Hermetic Packaging Considerations:

  • Every mission-critical application needs reliable connector options. For harsh environments, reliability depends on the availability of rugged hermetic seals, regardless of whether the connector is a standard or custom configuration.
  • To secure sensitive electronics within a hermetic package, engineers need flexible attachment options for solder and preform geometries. Selecting the optimum alloy and shape for these preforms requires a careful understanding of the associated physical and chemical requirements.
  • Applications increasingly need diverse thermal management solutions. High temperatures can degrade device performance and reliability. Manufacturers need to apply manufacturing methods and materials able to protect the system from temperature stress.
  • Manufacturers may need getters to mitigate damage from outgassing in many designs. Inside a sealed package, the release of moisture, hydrogen or other volatile gases commonly associated with electronic devices can cause serious performance and/or reliability issues in systems operating in harsh environments. Placed within the package, getters can absorb these materials before they impact the packaged electronic systems.
  • Finally, manufacturers need robust package lidding and sealing options able to maintain a hermetic seal in the face of mechanical, chemical or thermal stress found in the target application.
  • To address these challenges, manufacturers should consider a diverse range materials and methods best able to meet each application\’s unique requirements.

The Package

Multiple materials are available to address specific packaging priorities including:

  • Kovar. Kovar is common in the industry. It is an iron-nickel alloy that is heavy, somewhat expensive and has low thermal conductivity. It does however offer a coefficient of thermal expansion (CTE) similar to hard glass — it expands and contracts at about the same rate and is often matched with borosilicate glass.
  • Aluminum.
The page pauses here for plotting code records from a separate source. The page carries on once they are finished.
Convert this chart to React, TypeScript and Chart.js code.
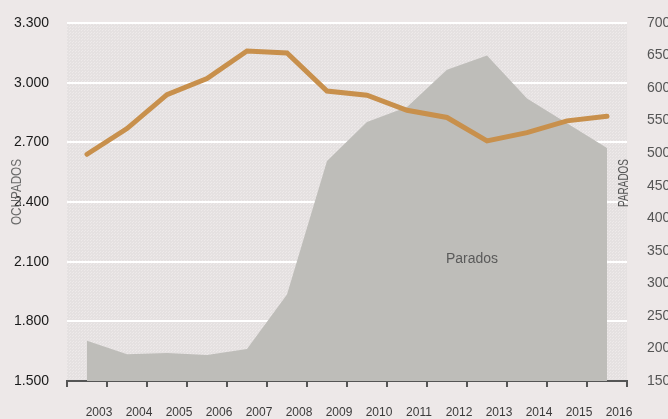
import React, { useEffect, useRef } from "react";
import { Chart, registerables } from "chart.js";

Chart.register(...registerables);

const years = ["2003", "2004", "2005", "2006", "2007", "2008", "2009", "2010", "2011", "2012", "2013", "2014", "2015", "2016"];
const ocupados = [2640, 2769, 2940, 3021, 3159, 3149, 2958, 2937, 2861, 2825, 2707, 2749, 2808, 2831];
const parados = [212, 191, 193, 190, 199, 283, 488, 548, 571, 628, 650, 584, 546, 508];
const leftTicks = [1500, 1800, 2100, 2400, 2700, 3000, 3300];
const rightTicks = [150, 200, 250, 300, 350, 400, 450, 500, 550, 600, 650, 700];

const REGULAR = "'Liberation Sans', Arial, sans-serif";
const PAGE_BG = "#ede8e8";

const fmt = (v: number) => String(v).replace(/\B(?=(\d{3})+(?!\d))/g, ".");

function makePattern(ctx: CanvasRenderingContext2D) {
  const c = document.createElement("canvas");
  c.width = 3;
  c.height = 3;
  const p = c.getContext("2d")!;
  p.fillStyle = "#e5e1e1";
  p.fillRect(0, 0, 3, 3);
  p.fillStyle = "#eeeaea";
  p.fillRect(0, 0, 1, 1);
  p.fillRect(1, 2, 1, 1);
  return ctx.createPattern(c, "repeat");
}

function narrowText(ctx: CanvasRenderingContext2D, text: string, x: number, y: number, targetWidth: number) {
  const w = ctx.measureText(text).width;
  ctx.save();
  ctx.translate(x, y);
  ctx.rotate(-Math.PI / 2);
  ctx.scale(targetWidth / w, 1);
  ctx.fillText(text, 0, 0);
  ctx.restore();
}

const bgPlugin = {
  id: "bgPlugin",
  beforeDraw(chart: any) {
    const { ctx, chartArea } = chart;
    ctx.save();
    ctx.fillStyle = PAGE_BG;
    ctx.fillRect(0, 0, chart.width, chart.height);
    const pat = makePattern(ctx);
    ctx.fillStyle = pat || "#e8e4e4";
    ctx.fillRect(chartArea.left, chartArea.top, chartArea.right - chartArea.left, chartArea.bottom - chartArea.top);
    ctx.restore();
  },
  afterDraw(chart: any) {
    const { ctx, chartArea } = chart;
    ctx.save();
    ctx.textAlign = "center";
    ctx.textBaseline = "middle";
    ctx.font = `15px ${REGULAR}`;
    ctx.fillStyle = "#6a6a6a";
    narrowText(ctx, "OCUPADOS", 17, 192, 66);
    ctx.fillStyle = "#555555";
    narrowText(ctx, "PARADOS", chartArea.right - 3.5, 183, 48);
    ctx.fillStyle = "#5a5a5a";
    ctx.font = `14px ${REGULAR}`;
    ctx.fillText("Parados", 472, 259);
    ctx.restore();
  },
};

export default function App() {
  const ref = useRef<HTMLCanvasElement>(null);
  useEffect(() => {
    const canvas = ref.current!;
    const chart = new Chart(canvas, {
      type: "line",
      data: {
        labels: years,
        datasets: [
          {
            label: "Ocupados",
            data: ocupados,
            yAxisID: "y",
            borderColor: "#c8904c",
            borderWidth: 5,
            borderCapStyle: "round",
            pointRadius: 0,
            tension: 0,
            fill: false,
            order: 0,
          },
          {
            label: "Parados",
            data: parados,
            yAxisID: "y1",
            borderWidth: 0,
            borderColor: "rgba(0,0,0,0)",
            backgroundColor: "#bebdb9",
            pointRadius: 0,
            tension: 0,
            fill: "start",
            order: 1,
          },
        ],
      },
      options: {
        responsive: false,
        animation: false,
        layout: { padding: { top: 23, left: 0, right: 0, bottom: 0 } },
        plugins: { legend: { display: false }, tooltip: { enabled: false } },
        scales: {
          x: {
            offset: true,
            grid: { offset: true, drawOnChartArea: false, drawTicks: true, tickLength: 6, color: "#555555", lineWidth: 2 },
            border: { display: true, color: "#555555", width: 2 },
            ticks: { font: { family: REGULAR, size: 12 }, color: "#3a3a3a", labelOffset: 12, padding: 18, maxRotation: 0, autoSkip: false },
            afterFit: (s: any) => { s.height = 38; s.paddingLeft = 0; s.paddingRight = 0; },
          },
          y: {
            position: "left",
            min: 1500,
            max: 3300,
            afterBuildTicks: (s: any) => { s.ticks = leftTicks.map((v) => ({ value: v })); },
            grid: {
              drawTicks: false,
              lineWidth: 2,
              color: (c: any) => (c.tick && c.tick.value === 1500 ? "rgba(0,0,0,0)" : "#ffffff"),
            },
            border: { display: false },
            ticks: { font: { family: REGULAR, size: 14 }, color: "#1a1a1a", padding: 18, callback: (v: any) => fmt(Number(v)) },
            afterFit: (s: any) => { s.width = 67; s.paddingTop = 0; s.paddingBottom = 0; },
          },
          y1: {
            position: "right",
            min: 150,
            max: 700,
            afterBuildTicks: (s: any) => { s.ticks = rightTicks.map((v) => ({ value: v })); },
            grid: { drawOnChartArea: false, drawTicks: false },
            border: { display: false },
            ticks: { font: { family: REGULAR, size: 14 }, color: "#555555", padding: 20, callback: (v: any) => String(v) },
            afterFit: (s: any) => { s.width = 41; s.paddingTop = 0; s.paddingBottom = 0; },
          },
        },
      },
      plugins: [bgPlugin],
    } as any);
    return () => chart.destroy();
  }, []);
  return (
    <div style={{ position: "fixed", left: 0, top: 0, width: 668, height: 419, background: PAGE_BG }}>
      <canvas ref={ref} width={668} height={419} style={{ display: "block" }} />
    </div>
  );
}
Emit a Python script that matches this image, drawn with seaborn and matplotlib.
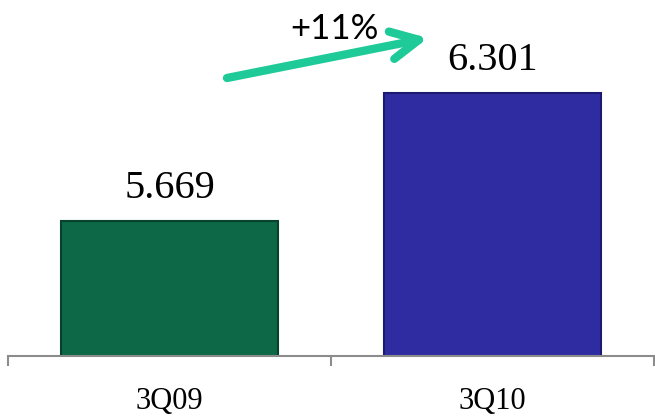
import matplotlib
matplotlib.use("Agg")
import matplotlib.pyplot as plt
import seaborn as sns

# ------------------- DATOS ------------------- #

periodos = ["3Q09", "3Q10"]
valores = [5.669, 6.301]
etiquetas = ["5.669", "6.301"]
colores = ["#0c6847", "#2e2ca0"]
bordes = ["#06422c", "#1c1a70"]
variacion = "+11%"

# ------------------- GRÁFICA ------------------- #

sns.set_style("white")
plt.rcParams["font.family"] = ["Liberation Serif", "DejaVu Serif"]

fig = plt.figure(figsize=(6.55, 4.17), dpi=100)
ax = fig.add_axes([8 / 655, 61 / 417, 646 / 655, 356 / 417])

sns.barplot(x=periodos, y=valores, hue=periodos, palette=colores,
            legend=False, width=0.67, ax=ax, saturation=1)
for barra, borde in zip(ax.patches, bordes):
    barra.set_edgecolor(borde)
    barra.set_linewidth(1.5)

ax.set_ylim(5.0, 6.758)
ax.set_xlim(-0.5, 1.5)
ax.set_yticks([])
ax.set_ylabel("")
ax.set_xlabel("")

# etiquetas de valor sobre las barras
for i, (v, txt) in enumerate(zip(valores, etiquetas)):
    ax.text(i, v + 0.065, txt, ha="center", va="bottom", fontsize=29,
            color="black")

# eje con marcas entre categorías
sns.despine(ax=ax, left=True, top=True, right=True)
ax.spines["bottom"].set_color("#8c8c8c")
ax.spines["bottom"].set_linewidth(1.5)
ax.set_xticks([-0.5, 0.5, 1.5])
ax.set_xticklabels([])
ax.tick_params(axis="x", which="major", direction="out", length=7,
               width=1.5, color="#8c8c8c", bottom=True)
ax.set_xticks([0, 1], minor=True)
ax.set_xticklabels(periodos, minor=True)
ax.tick_params(axis="x", which="minor", length=0, pad=22, labelsize=22,
               labelcolor="black")

# flecha de crecimiento
ax.annotate("", xy=(428 / 655, 1 - 38 / 417), xycoords="figure fraction",
            xytext=(227 / 655, 1 - 78 / 417), textcoords="figure fraction",
            arrowprops=dict(arrowstyle="->,head_length=2.0,head_width=1.0",
                            color="#1ecb98", lw=6, capstyle="round",
                            joinstyle="round", shrinkA=0, shrinkB=0),
            annotation_clip=False)
fig.text(334 / 655, 1 - 29 / 417, variacion, ha="center", va="center",
         fontsize=25, fontfamily="Lato", color="black")

plt.savefig("out.png", dpi=100)
plt.close()
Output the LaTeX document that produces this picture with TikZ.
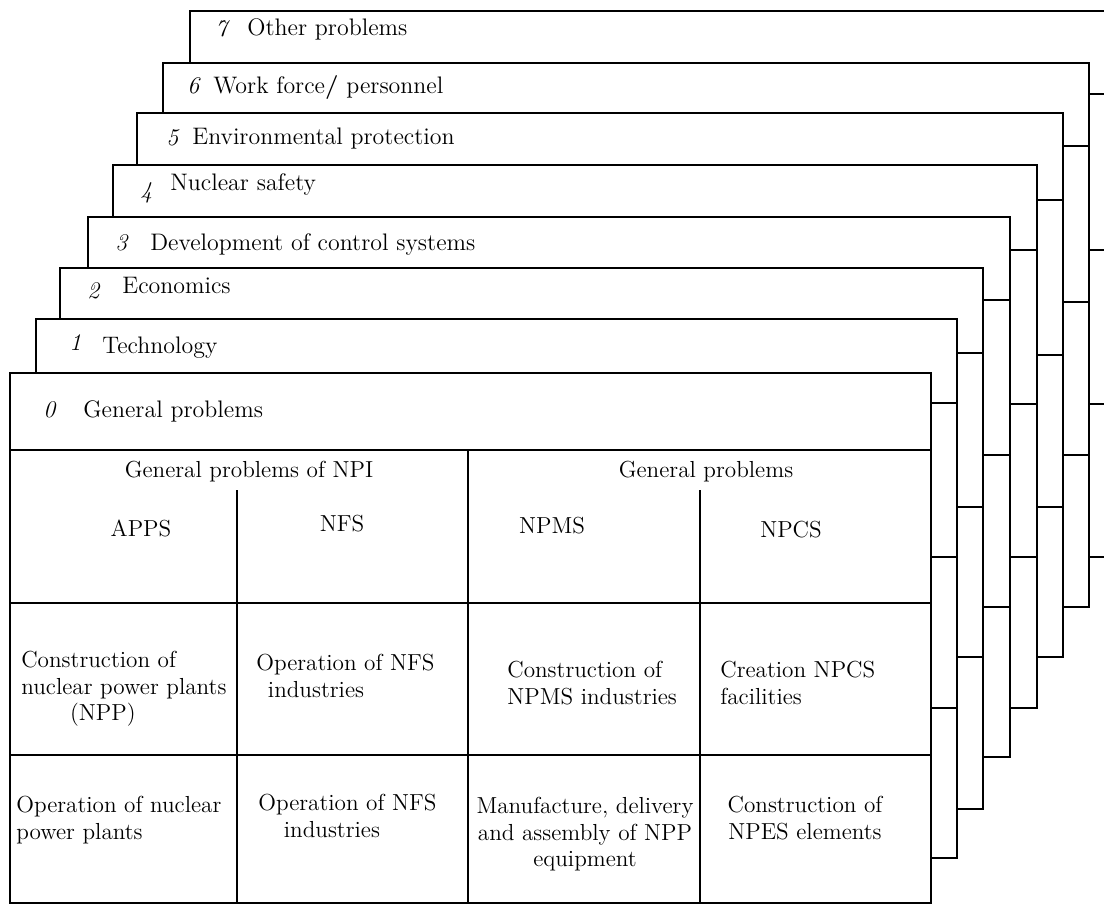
\documentclass[tikz,border=0pt]{standalone}
\usepackage{fontspec}
\usepackage{tikz}

\begin{document}
\begin{tikzpicture}[
  x=0.02cm, y=-0.02cm,
  card/.style={draw, fill=white, line width=0.8pt},
  divider/.style={line width=0.7pt},
  num/.style={font=\fontsize{13.6}{15}\selectfont\itshape, inner sep=0pt, anchor=base west},
  heading/.style={font=\fontsize{13.6}{15}\selectfont, inner sep=0pt, anchor=base west},
  cell/.style={font=\fontsize{13.2}{15}\selectfont, inner sep=0pt, align=left, anchor=north west},
  ccell/.style={cell, align=center, anchor=north},
  chead/.style={cell, anchor=base}
]
\useasboundingbox (0,0) rectangle (1104,907);
\clip (0,0) rectangle (1104,907);

% stack of cards, back (7) to front (0): left/top/right/bottom and three row rules
\foreach \l/\t/\r/\b/\ya/\yb/\yc in {
  190/11/1116/557/94/250/404,
  163/63/1089/607/146/302/455,
  137/113/1063/657/200/355/507,
  113/165/1037/708/250/404/557,
  88/217/1010/757/300/455/607,
  60/268/983/809/353/507/657,
  36/319/957/858/403/557/708,
  10/373/931/903/450/603/755}
{
  \draw[card] (\l,\t) rectangle (\r,\b);
  \draw[divider] (\l,\ya) -- (\r,\ya) (\l,\yb) -- (\r,\yb) (\l,\yc) -- (\r,\yc);
}

% columns of the front card
\draw[divider] (468,450) -- (468,903);
\draw[divider] (237,490) -- (237,903);
\draw[divider] (700,490) -- (700,903);

% card titles
\node[num] (n7) at (215,36) {7};
\node[heading] (t7) at (247,35) {Other problems};
\node[num] (n6) at (187,93) {6};
\node[heading] (t6) at (213,93) {Work force\textbf{/} personnel};
\node[num] (n5) at (166,145) {5};
\node[heading] (t5) at (192,144) {Environmental protection};
\node[num] (n4) at (140,198) {4};
\node[heading] (t4) at (170,190) {Nuclear safety};
\node[num] (n3) at (115,250) {3};
\node[heading] (t3) at (150,250) {Development of control systems};
\node[num] (n2) at (87,298) {2};
\node[heading] (t2) at (122,293) {Economics};
\node[num] (n1) at (69,350) {1};
\node[heading] (t1) at (102,353) {Technology};
\node[num] (n0) at (43,417) {0};
\node[heading] (t0) at (83,417) {General problems};

% table of the front card
\node[chead] (npi) at (249,477) {General problems of NPI};
\node[chead] (gen) at (706,477) {General problems};
\node[chead] (apps) at (141,536) {APPS};
\node[chead] (nfs) at (342,531) {NFS};
\node[chead] (npms) at (552,533) {NPMS};
\node[chead] (npcs) at (791,537) {NPCS};

\node[cell] (buildnpp) at (21,651) {Construction of\\nuclear power plants\\\hspace*{2.1em}(NPP)};
\node[cell] (runnfsa) at (256,654) {Operation of NFS\\\hspace*{0.5em}industries};
\node[cell] (buildnpms) at (507,661) {Construction of\\NPMS industries};
\node[cell] (makenpcs) at (720,661) {Creation NPCS\\facilities};

\node[cell] (runnpp) at (16,796) {Operation of nuclear\\power plants};
\node[cell] (runnfsb) at (258,794) {Operation of NFS\\\hspace*{1.1em}industries};
\node[ccell] (supply) at (585,797) {Manufacture, delivery\\and assembly of NPP\\equipment};
\node[ccell] (buildnpes) at (805,796) {Construction of\\NPES elements};

\end{tikzpicture}
\end{document}
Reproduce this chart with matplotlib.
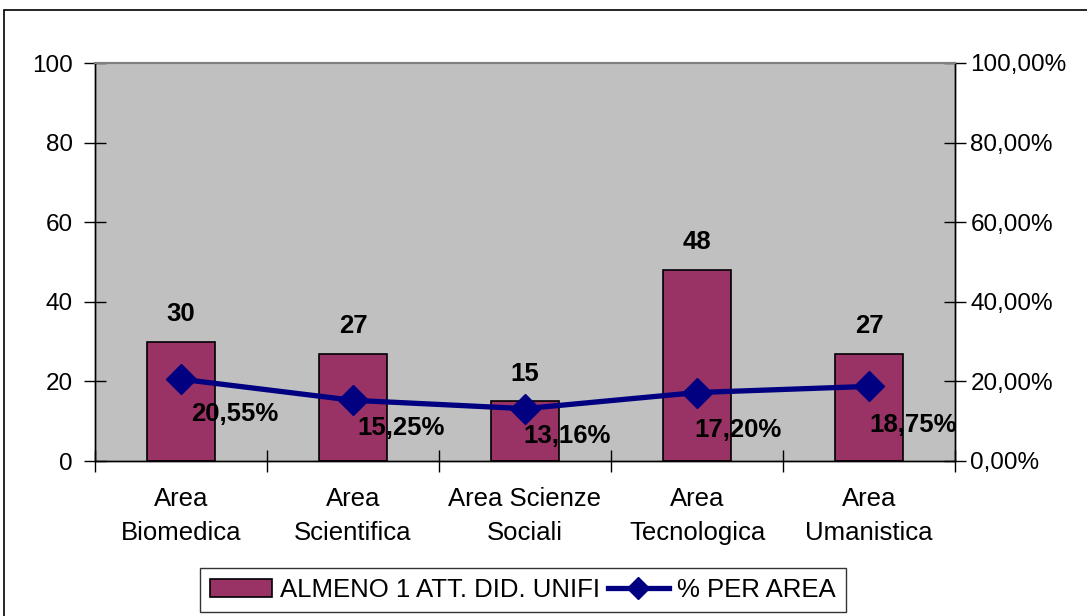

Aluminum is lightweight and possesses high rates of thermal expansion, low density and low strength, and offers good thermal conductivity.
  • Titanium. Titanium is strong and light with a low CTE but poor thermal conductivity and is typically required for implantable packages.
  • Titanium composite. A titanium composite exhibits all the good characteristics of titanium. It can be used with integrated copper-molybdenum (CuMo) heatsinks for greatly improved thermal conductivity.